Arkansas Casino Legalization Groups Accuse State Officials of Flawed Financial Analysis

Posted on: August 14, 2018, 05:00h. 

Last updated on: August 14, 2018, 02:48h.

Advocates of legalizing casinos in Arkansas have accused state officials of trying to torpedo its proposed ballot measure with flawed statistics before it has even qualified for the November 6 general election.

Arkansas casinos
Arkansas state officials believe a proposed pro-casino ballot measure would harm state revenue in the short-term. Groups that want legal Arkansas casinos say their reasoning is flawed. (Image: YouTube.com)

The State Department of Finance and Administration claimed this week that state coffers would be drained of $36 million in tax revenue in each of the next two fiscal years if voters approve casinos. In the third fiscal year, revenue would be $14 million less, it said.

The two groups spearheading the pro-casino campaign dispute these figures.

Driving Arkansas Forward (DAF) and the Arkansas Jobs Coalition (AJC) want to ask voters to change the constitution to legalize casino gaming. They have until August 24 to collect more signatures, having been granted an extension to their July 25 deadline because they were only 15,000 short of the 84,859 needed to get on the ballot.

Proposal Asks for Four Casinos

The signature-gathering campaign was delayed by Arkansas Attorney General Leslie Rutledge’s repeated rejection of the proposed measure’s language. DAF unsuccessfully attempted to sue Rutledge in the state Supreme Court for applying an “unnecessarily burdensome standard” to its proposal.

If successful, the proposal would ask voters to authorize the creation of two casinos, while extending full-fledged casino gaming to the state’s two racetracks Oaklawn Racing and Gaming and Southland Gaming and Racing, which are currently only permitted to offer skill-gaming machines.

The Finance and Administration Department base its figures on the fact that Oakland and Southland will be taxed at a lower rate as casinos than as racetracks and the assumption that the two new casinos — proposed for Pine Bluff and Russellville — won’t open until the 2022 financial year.

Faulty Reasoning?

But the campaign groups say this crucially ignores the growth the racetracks would enjoy operating as full-fledged casinos.

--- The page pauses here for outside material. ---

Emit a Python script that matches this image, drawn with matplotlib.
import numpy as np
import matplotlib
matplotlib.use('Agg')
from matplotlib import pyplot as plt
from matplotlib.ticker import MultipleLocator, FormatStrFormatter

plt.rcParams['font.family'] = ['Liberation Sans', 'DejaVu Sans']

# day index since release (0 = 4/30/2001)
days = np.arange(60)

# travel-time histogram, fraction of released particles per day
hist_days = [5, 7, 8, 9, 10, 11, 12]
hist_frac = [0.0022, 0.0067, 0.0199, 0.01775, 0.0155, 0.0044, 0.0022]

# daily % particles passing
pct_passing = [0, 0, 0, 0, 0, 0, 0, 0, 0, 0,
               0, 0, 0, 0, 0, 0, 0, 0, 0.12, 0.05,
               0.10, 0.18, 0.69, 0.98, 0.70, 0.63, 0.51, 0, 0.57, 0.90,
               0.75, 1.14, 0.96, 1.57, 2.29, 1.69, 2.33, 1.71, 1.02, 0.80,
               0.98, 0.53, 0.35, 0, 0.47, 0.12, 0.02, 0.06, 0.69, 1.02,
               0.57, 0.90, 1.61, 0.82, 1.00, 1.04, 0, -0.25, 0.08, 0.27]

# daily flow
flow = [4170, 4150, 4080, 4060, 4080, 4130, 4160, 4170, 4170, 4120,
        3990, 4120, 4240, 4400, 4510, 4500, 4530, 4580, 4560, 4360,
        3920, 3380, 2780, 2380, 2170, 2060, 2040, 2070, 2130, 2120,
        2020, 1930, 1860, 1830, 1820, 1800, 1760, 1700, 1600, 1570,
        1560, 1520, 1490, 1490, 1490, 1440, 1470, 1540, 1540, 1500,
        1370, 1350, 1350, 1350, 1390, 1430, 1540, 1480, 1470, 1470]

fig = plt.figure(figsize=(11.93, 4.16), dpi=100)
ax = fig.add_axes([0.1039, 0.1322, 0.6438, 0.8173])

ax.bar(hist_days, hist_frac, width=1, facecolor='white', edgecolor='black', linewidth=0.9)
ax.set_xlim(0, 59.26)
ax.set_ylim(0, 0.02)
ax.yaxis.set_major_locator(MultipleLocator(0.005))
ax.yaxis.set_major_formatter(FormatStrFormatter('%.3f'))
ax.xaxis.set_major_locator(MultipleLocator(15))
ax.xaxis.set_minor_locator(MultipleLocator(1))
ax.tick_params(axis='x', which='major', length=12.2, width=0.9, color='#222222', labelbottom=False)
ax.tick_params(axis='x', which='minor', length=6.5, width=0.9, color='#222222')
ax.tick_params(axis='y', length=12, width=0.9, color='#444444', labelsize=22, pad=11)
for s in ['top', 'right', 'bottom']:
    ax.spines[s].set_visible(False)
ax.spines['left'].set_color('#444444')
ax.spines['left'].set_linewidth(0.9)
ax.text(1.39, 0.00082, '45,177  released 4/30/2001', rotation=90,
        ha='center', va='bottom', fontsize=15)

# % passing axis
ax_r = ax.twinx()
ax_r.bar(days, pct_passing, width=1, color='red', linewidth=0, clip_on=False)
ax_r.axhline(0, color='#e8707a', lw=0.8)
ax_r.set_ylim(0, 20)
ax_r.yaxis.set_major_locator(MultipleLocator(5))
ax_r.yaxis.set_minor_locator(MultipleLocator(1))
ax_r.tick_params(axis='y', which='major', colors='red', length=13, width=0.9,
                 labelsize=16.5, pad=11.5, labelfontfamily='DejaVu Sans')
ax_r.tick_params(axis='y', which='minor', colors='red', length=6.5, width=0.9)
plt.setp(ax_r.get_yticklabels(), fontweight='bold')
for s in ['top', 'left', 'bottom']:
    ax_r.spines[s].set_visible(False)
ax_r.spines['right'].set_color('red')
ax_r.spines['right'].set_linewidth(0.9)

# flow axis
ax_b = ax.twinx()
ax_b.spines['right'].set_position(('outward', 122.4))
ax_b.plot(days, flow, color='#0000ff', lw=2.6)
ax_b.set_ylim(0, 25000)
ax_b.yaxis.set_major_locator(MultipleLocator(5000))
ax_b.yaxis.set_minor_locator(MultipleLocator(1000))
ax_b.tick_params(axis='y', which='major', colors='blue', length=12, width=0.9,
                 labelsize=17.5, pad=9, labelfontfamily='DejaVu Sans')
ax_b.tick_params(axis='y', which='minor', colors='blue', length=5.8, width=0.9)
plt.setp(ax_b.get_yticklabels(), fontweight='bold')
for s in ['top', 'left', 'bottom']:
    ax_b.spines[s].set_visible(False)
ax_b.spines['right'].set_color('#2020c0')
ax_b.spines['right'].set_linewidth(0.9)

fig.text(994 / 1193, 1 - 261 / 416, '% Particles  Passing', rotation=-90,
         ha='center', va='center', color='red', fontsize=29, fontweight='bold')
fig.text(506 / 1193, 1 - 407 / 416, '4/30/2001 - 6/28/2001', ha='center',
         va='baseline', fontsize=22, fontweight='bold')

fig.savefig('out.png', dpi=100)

“Our conservative estimates are based on actual revenues from electronic games of skill and feasibility studies of full-scale casino gaming in two new locations,” said Nate Steel, counsel for two groups.

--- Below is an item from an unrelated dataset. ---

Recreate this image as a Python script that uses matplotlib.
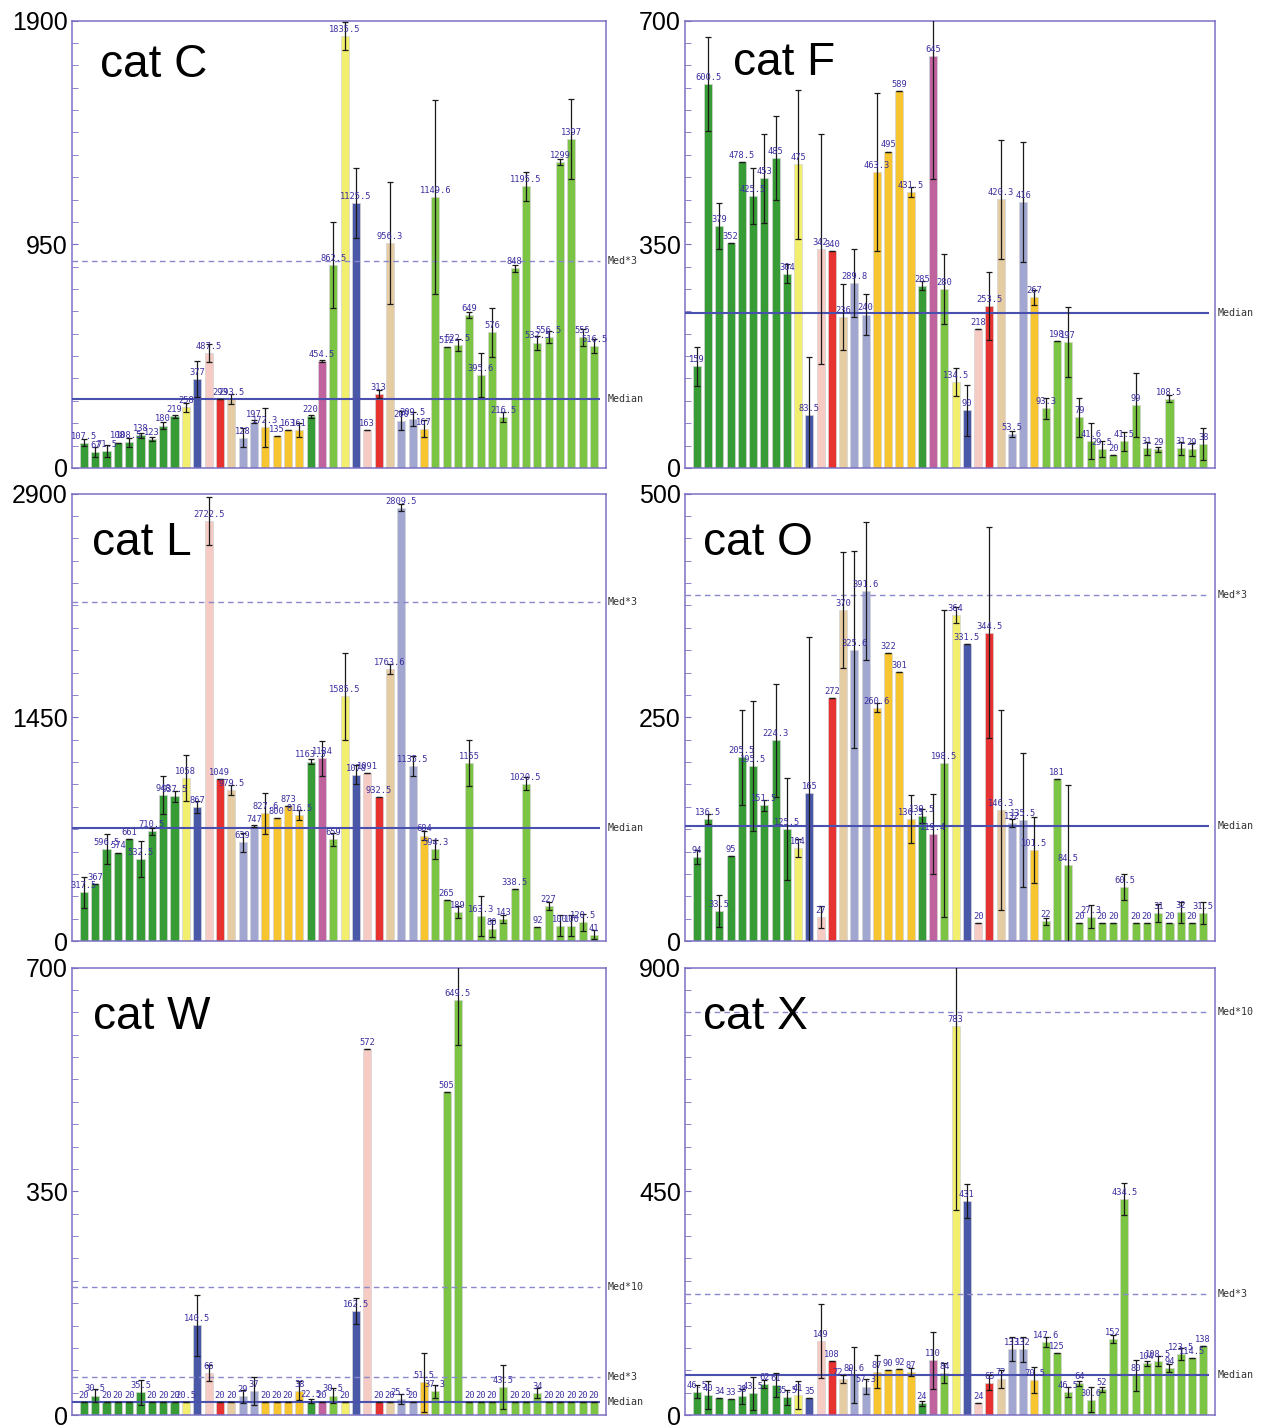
import matplotlib
matplotlib.use("Agg")
import matplotlib.pyplot as plt
from matplotlib.ticker import MultipleLocator

# bar colour sequence, same for all six panels
DG, LG, YE, BL, PK = "#389c36", "#7cc444", "#f2ee6e", "#4a58a8", "#f5cbc4"
RD, TN, LV, OR, PU = "#e63331", "#e6cca2", "#a2a7d2", "#f6c52f", "#c0629e"
bar_colors = ([DG] * 9 + [YE, BL, PK, RD, TN, LV, LV, OR, OR, OR, OR, DG, PU, LG,
                          YE, BL, PK, RD, TN, LV, LV, OR] + [LG] * 15)

# ---- cat C ----
c_vals = [107.5, 67, 71.5, 108, 108.5, 138, 123, 180, 219, 258, 377, 487.5, 293, 293.5,
          128, 197, 172.3, 135, 163, 161, 220, 454.5, 862.5, 1835.5, 1125.5, 163, 313,
          956.3, 200, 209.5, 167, 1149.6, 512, 522.5, 649, 395.6, 576, 216.5, 848, 1195.5,
          532.5, 556.5, 1299, 1397, 555, 516.5]
c_errs = [16, 20, 25, 0, 20, 12, 10, 15, 8, 20, 77, 38, 0, 22, 40, 6, 83, 0, 0, 30, 6, 5,
          182, 60, 148, 0, 18, 259, 40, 30, 35, 411, 0, 25, 12, 93, 104, 20, 15, 60, 30, 25,
          12, 170, 35, 30]
c_median = 293

# ---- cat F ----
f_vals = [159, 600.5, 379, 352, 478.5, 425.5, 453, 485, 304, 475, 83.5, 342, 340, 236,
          289.8, 240, 463.3, 495, 589, 431.5, 285, 645, 280, 134.5, 90, 218, 253.5, 420.3,
          53.5, 416, 267, 93.3, 198, 197, 79, 41.6, 29.5, 20, 41.5, 99, 31, 29, 108.5, 31,
          29, 38]
f_errs = [30, 73, 36, 0, 0, 44, 70, 65, 15, 117, 90, 180, 0, 52, 53, 32, 124, 0, 0, 8, 7,
          193, 54, 22, 40, 0, 53, 93, 5, 94, 12, 16, 0, 55, 31, 28, 12, 0, 15, 50, 10, 4, 5,
          10, 10, 25]
f_median = 243

# ---- cat L ----
l_vals = [317.5, 367, 596.5, 574, 661, 532.5, 710.5, 948, 937.5, 1058, 867, 2722.5, 1049,
          979.5, 639, 747, 827.6, 800, 873, 816.5, 1163.3, 1184, 659, 1585.5, 1078, 1091,
          932.5, 1763.6, 2809.5, 1135.5, 684, 594.3, 265, 189, 1155, 163.3, 80, 143, 338.5,
          1020.5, 92, 227, 100, 100, 120.5, 41]
l_errs = [100, 0, 100, 0, 0, 115, 25, 125, 35, 150, 40, 155, 0, 35, 60, 8, 135, 0, 0, 30,
          15, 115, 40, 280, 60, 0, 0, 30, 25, 65, 30, 60, 0, 40, 150, 130, 55, 25, 0, 40, 0,
          25, 70, 70, 55, 30]
l_median = 732

# ---- cat O ----
o_vals = [94, 136.5, 33.5, 95, 205.5, 195.5, 151.5, 224.3, 125.5, 104, 165, 27, 272, 370,
          325.6, 391.6, 260.6, 322, 301, 136.5, 139.5, 119.4, 198.5, 364, 331.5, 20, 344.5,
          146.3, 132, 135.5, 101.5, 22, 181, 84.5, 20, 27.3, 20, 20, 60.5, 20, 20, 31, 20,
          32, 20, 31.5]
o_errs = [8, 6, 18, 0, 53, 73, 6, 63, 57, 10, 175, 12, 0, 65, 110, 77, 5, 0, 0, 27, 8, 45,
          172, 9, 0, 0, 118, 112, 4, 75, 37, 4, 0, 90, 0, 13, 0, 0, 15, 0, 0, 10, 0, 12, 0,
          12]
o_median = 129

# ---- cat W ----
w_vals = [20, 30.5, 20, 20, 20, 35.5, 20, 20, 20, 20.5, 140.5, 66, 20, 20, 29, 37, 20, 20,
          20, 38, 22.5, 20, 30.5, 20, 162.5, 572, 20, 20, 25.5, 20, 51.5, 37.3, 505, 649.5,
          20, 20, 20, 43.5, 20, 20, 34, 20, 20, 20, 20, 20]
w_errs = [0, 10, 0, 0, 0, 20, 0, 0, 0, 0, 48, 12, 0, 0, 10, 22, 0, 0, 0, 15, 3, 0, 12, 0,
          20, 0, 0, 0, 8, 0, 46, 10, 0, 70, 0, 0, 0, 34, 0, 0, 8, 0, 0, 0, 0, 0]
w_median = 20

# ---- cat X ----
x_vals = [46.5, 40, 34, 33, 38, 43.5, 62, 61, 35.5, 41, 35, 149, 108, 72.5, 80.6, 57.3, 87,
          90, 92, 87, 24, 110, 84, 783, 431, 24, 65, 72, 133, 132, 70.5, 147.6, 125, 46.5,
          64, 30.6, 52, 152, 434.5, 80, 104, 108.5, 94, 123.5, 114.5, 138]
x_errs = [13, 28, 0, 0, 15, 33, 8, 24, 15, 28, 0, 75, 0, 8, 57, 15, 33, 0, 0, 8, 5, 57, 20,
          370, 34, 0, 15, 18, 24, 25, 26, 10, 0, 10, 5, 25, 5, 8, 32, 31, 5, 10, 8, 12, 0, 0]
x_median = 81

panels = [
    ("cat C", c_vals, c_errs, c_median, 1900, (0.0569, 0.6716), (0.052, 0.90)),
    ("cat F", f_vals, f_errs, f_median, 700, (0.5415, 0.6716), (0.09, 0.905)),
    ("cat L", l_vals, l_errs, l_median, 2900, (0.0569, 0.3396), (0.037, 0.89)),
    ("cat O", o_vals, o_errs, o_median, 500, (0.5415, 0.3396), (0.034, 0.89)),
    ("cat W", w_vals, w_errs, w_median, 700, (0.0569, 0.0070), (0.04, 0.89)),
    ("cat X", x_vals, x_errs, x_median, 900, (0.5415, 0.0070), (0.034, 0.89)),
]

SPINE = "#7a70c2"
LABEL_C = "#3b2fa0"


def fmt(v):
    return str(int(v)) if v == int(v) else f"{v:g}"


fig = plt.figure(figsize=(12.65, 14.25), dpi=100)

for title, vals, errs, med, top, (x0, y0), tpos in panels:
    w = 0.4221 if x0 < 0.5 else 0.419
    ax = fig.add_axes([x0, y0, w, 0.3140])
    xs = list(range(len(vals)))
    ax.bar(xs, vals, width=0.72, color=bar_colors, edgecolor="#d4d4d4", linewidth=0.5,
           zorder=2)
    ax.errorbar(xs, vals, yerr=errs, fmt="none", ecolor="#1a1a1a", elinewidth=0.9,
                capsize=2.5, capthick=0.9, zorder=4)
    for xi, v in zip(xs, vals):
        ax.annotate(fmt(v), (xi, v), xytext=(0, 1.5), textcoords="offset points",
                    ha="center", va="bottom", fontsize=6.3, color=LABEL_C,
                    family="DejaVu Sans Mono", zorder=5)

    # reference lines (only those inside the range)
    xend = len(vals) - 0.5
    ax.hlines(med, -1.05, xend, color="#4a50ae", linewidth=1.5, zorder=3)
    ax.text(1.004, med, "Median", transform=ax.get_yaxis_transform(), fontsize=7.2,
            family="DejaVu Sans Mono", color="#333333", va="center", ha="left")
    for mult, lab in [(3, "Med*3"), (10, "Med*10")]:
        if med * mult < top:
            ax.hlines(med * mult, -1.05, xend, color="#8a88cc", linewidth=1.0,
                      linestyles=(0, (4, 3)), zorder=3)
            ax.text(1.004, med * mult, lab, transform=ax.get_yaxis_transform(),
                    fontsize=7.2, family="DejaVu Sans Mono", color="#333333",
                    va="center", ha="left")

    ax.set_xlim(-1.05, len(vals) + 0.05)
    ax.set_ylim(0, top)
    ax.set_xticks([])
    ax.set_yticks([0, top / 2, top])
    ax.set_yticklabels([fmt(0), fmt(top / 2), fmt(top)], family="Liberation Sans",
                       fontsize=18)
    ax.yaxis.set_minor_locator(MultipleLocator(top / 20))
    ax.tick_params(axis="y", which="both", direction="in", length=4, color=SPINE,
                   pad=3)
    for sp in ax.spines.values():
        sp.set_color(SPINE)
        sp.set_linewidth(1.1)

    ax.text(tpos[0], tpos[1], title, transform=ax.transAxes, fontsize=33,
            family="Liberation Sans", va="center", ha="left", color="black", zorder=6)

fig.savefig("out.png", dpi=100)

Just as Oaklawn and Southland have generated significant tourism and tax revenues in Hot Springs and West Memphis, this proposal will build upon that while stimulating that kind of economic growth in other areas of the state. No matter the estimate, keeping every tax dollar we can in Arkansas is better than losing the millions and millions out-of-state casinos currently take away from us.”

The two groups estimate the proposal, if agreed by voters, would generate $66 million annually in state general revenue, $33 million annually for host cities, and about $21 million a year for the two racetracks.